Retype each line exactly. Skip images.

» **Data shown**:
☆ ☆ ☆

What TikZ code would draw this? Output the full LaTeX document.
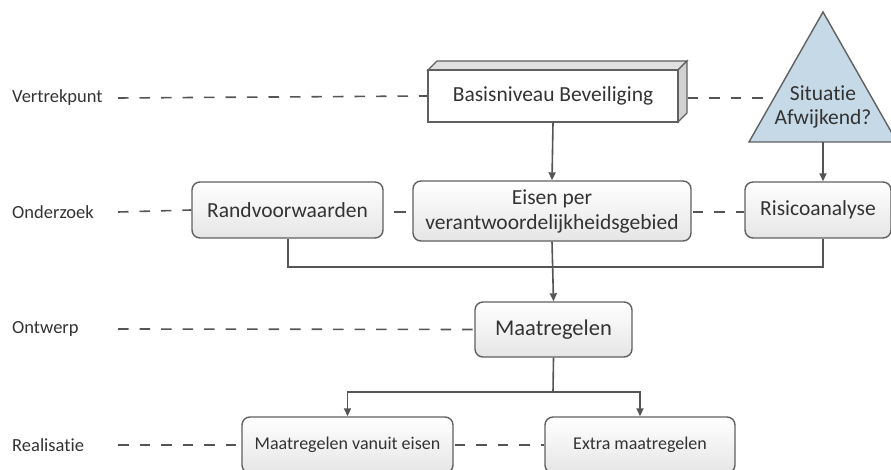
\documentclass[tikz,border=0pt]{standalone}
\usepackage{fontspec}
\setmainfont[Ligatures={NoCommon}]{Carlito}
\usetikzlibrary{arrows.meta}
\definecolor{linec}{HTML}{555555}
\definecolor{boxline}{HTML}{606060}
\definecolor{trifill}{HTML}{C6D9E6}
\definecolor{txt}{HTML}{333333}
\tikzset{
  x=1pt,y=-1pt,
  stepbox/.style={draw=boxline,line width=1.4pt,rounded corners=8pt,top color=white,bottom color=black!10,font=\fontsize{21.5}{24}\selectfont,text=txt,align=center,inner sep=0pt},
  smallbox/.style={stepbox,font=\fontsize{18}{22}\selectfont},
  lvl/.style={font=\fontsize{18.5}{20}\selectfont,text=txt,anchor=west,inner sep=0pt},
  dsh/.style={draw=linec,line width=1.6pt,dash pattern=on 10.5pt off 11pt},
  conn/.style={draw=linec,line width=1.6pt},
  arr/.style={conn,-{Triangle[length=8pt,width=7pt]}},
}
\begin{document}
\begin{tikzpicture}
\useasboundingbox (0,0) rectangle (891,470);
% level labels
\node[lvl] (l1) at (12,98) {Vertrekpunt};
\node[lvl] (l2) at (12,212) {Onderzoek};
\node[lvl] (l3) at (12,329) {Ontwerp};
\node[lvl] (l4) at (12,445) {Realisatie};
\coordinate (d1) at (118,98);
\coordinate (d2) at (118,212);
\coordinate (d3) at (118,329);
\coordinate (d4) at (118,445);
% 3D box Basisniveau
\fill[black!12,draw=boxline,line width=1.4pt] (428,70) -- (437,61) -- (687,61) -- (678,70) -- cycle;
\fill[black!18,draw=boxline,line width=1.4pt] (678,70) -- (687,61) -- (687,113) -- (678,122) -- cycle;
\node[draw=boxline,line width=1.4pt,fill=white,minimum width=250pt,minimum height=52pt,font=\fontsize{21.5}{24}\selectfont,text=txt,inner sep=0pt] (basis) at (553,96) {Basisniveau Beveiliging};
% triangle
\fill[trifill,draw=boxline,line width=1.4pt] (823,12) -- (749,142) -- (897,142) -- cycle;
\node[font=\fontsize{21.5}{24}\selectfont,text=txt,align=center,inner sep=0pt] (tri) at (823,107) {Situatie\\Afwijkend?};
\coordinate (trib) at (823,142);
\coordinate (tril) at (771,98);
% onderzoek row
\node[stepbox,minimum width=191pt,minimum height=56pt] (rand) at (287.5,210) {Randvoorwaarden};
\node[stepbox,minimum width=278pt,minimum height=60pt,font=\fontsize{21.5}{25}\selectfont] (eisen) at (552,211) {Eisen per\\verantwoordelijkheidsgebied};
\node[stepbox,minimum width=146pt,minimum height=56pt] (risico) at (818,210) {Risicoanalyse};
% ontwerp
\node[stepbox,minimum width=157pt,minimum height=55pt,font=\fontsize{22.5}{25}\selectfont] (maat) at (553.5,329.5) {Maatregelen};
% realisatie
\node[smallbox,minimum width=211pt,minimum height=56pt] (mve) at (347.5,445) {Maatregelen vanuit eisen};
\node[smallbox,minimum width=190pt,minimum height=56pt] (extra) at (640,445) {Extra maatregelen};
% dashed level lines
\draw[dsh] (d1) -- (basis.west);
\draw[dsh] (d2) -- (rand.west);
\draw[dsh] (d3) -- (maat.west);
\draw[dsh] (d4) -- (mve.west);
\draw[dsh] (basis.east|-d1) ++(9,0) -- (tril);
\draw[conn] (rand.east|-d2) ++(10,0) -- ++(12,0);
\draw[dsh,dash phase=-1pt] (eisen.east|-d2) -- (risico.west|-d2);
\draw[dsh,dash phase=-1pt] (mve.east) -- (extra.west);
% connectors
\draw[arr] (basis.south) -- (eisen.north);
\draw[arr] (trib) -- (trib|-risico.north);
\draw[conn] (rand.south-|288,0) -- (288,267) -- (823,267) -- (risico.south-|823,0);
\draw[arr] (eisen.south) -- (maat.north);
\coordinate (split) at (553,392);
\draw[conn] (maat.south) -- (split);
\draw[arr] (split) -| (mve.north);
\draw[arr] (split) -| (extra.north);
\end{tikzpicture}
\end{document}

☆ ☆ ☆

» **Output below**:
What TikZ code would draw this? Output the full LaTeX document.
\documentclass[tikz,border=0pt]{standalone}
\usepackage{fontspec}
\setmainfont[Ligatures={NoCommon}]{Carlito}
\usetikzlibrary{arrows.meta}
\definecolor{linec}{HTML}{555555}
\definecolor{boxline}{HTML}{606060}
\definecolor{trifill}{HTML}{C6D9E6}
\definecolor{txt}{HTML}{333333}
\tikzset{
  x=1pt,y=-1pt,
  stepbox/.style={draw=boxline,line width=1.4pt,rounded corners=8pt,top color=white,bottom color=black!10,font=\fontsize{21.5}{24}\selectfont,text=txt,align=center,inner sep=0pt},
  smallbox/.style={stepbox,font=\fontsize{18}{22}\selectfont},
  lvl/.style={font=\fontsize{18.5}{20}\selectfont,text=txt,anchor=west,inner sep=0pt},
  dsh/.style={draw=linec,line width=1.6pt,dash pattern=on 10.5pt off 11pt},
  conn/.style={draw=linec,line width=1.6pt},
  arr/.style={conn,-{Triangle[length=8pt,width=7pt]}},
}
\begin{document}
\begin{tikzpicture}
\useasboundingbox (0,0) rectangle (891,470);
% level labels
\node[lvl] (l1) at (12,98) {Vertrekpunt};
\node[lvl] (l2) at (12,212) {Onderzoek};
\node[lvl] (l3) at (12,329) {Ontwerp};
\node[lvl] (l4) at (12,445) {Realisatie};
\coordinate (d1) at (118,98);
\coordinate (d2) at (118,212);
\coordinate (d3) at (118,329);
\coordinate (d4) at (118,445);
% 3D box Basisniveau
\fill[black!12,draw=boxline,line width=1.4pt] (428,70) -- (437,61) -- (687,61) -- (678,70) -- cycle;
\fill[black!18,draw=boxline,line width=1.4pt] (678,70) -- (687,61) -- (687,113) -- (678,122) -- cycle;
\node[draw=boxline,line width=1.4pt,fill=white,minimum width=250pt,minimum height=52pt,font=\fontsize{21.5}{24}\selectfont,text=txt,inner sep=0pt] (basis) at (553,96) {Basisniveau Beveiliging};
% triangle
\fill[trifill,draw=boxline,line width=1.4pt] (823,12) -- (749,142) -- (897,142) -- cycle;
\node[font=\fontsize{21.5}{24}\selectfont,text=txt,align=center,inner sep=0pt] (tri) at (823,107) {Situatie\\Afwijkend?};
\coordinate (trib) at (823,142);
\coordinate (tril) at (771,98);
% onderzoek row
\node[stepbox,minimum width=191pt,minimum height=56pt] (rand) at (287.5,210) {Randvoorwaarden};
\node[stepbox,minimum width=278pt,minimum height=60pt,font=\fontsize{21.5}{25}\selectfont] (eisen) at (552,211) {Eisen per\\verantwoordelijkheidsgebied};
\node[stepbox,minimum width=146pt,minimum height=56pt] (risico) at (818,210) {Risicoanalyse};
% ontwerp
\node[stepbox,minimum width=157pt,minimum height=55pt,font=\fontsize{22.5}{25}\selectfont] (maat) at (553.5,329.5) {Maatregelen};
% realisatie
\node[smallbox,minimum width=211pt,minimum height=56pt] (mve) at (347.5,445) {Maatregelen vanuit eisen};
\node[smallbox,minimum width=190pt,minimum height=56pt] (extra) at (640,445) {Extra maatregelen};
% dashed level lines
\draw[dsh] (d1) -- (basis.west);
\draw[dsh] (d2) -- (rand.west);
\draw[dsh] (d3) -- (maat.west);
\draw[dsh] (d4) -- (mve.west);
\draw[dsh] (basis.east|-d1) ++(9,0) -- (tril);
\draw[conn] (rand.east|-d2) ++(10,0) -- ++(12,0);
\draw[dsh,dash phase=-1pt] (eisen.east|-d2) -- (risico.west|-d2);
\draw[dsh,dash phase=-1pt] (mve.east) -- (extra.west);
% connectors
\draw[arr] (basis.south) -- (eisen.north);
\draw[arr] (trib) -- (trib|-risico.north);
\draw[conn] (rand.south-|288,0) -- (288,267) -- (823,267) -- (risico.south-|823,0);
\draw[arr] (eisen.south) -- (maat.north);
\coordinate (split) at (553,392);
\draw[conn] (maat.south) -- (split);
\draw[arr] (split) -| (mve.north);
\draw[arr] (split) -| (extra.north);
\end{tikzpicture}
\end{document}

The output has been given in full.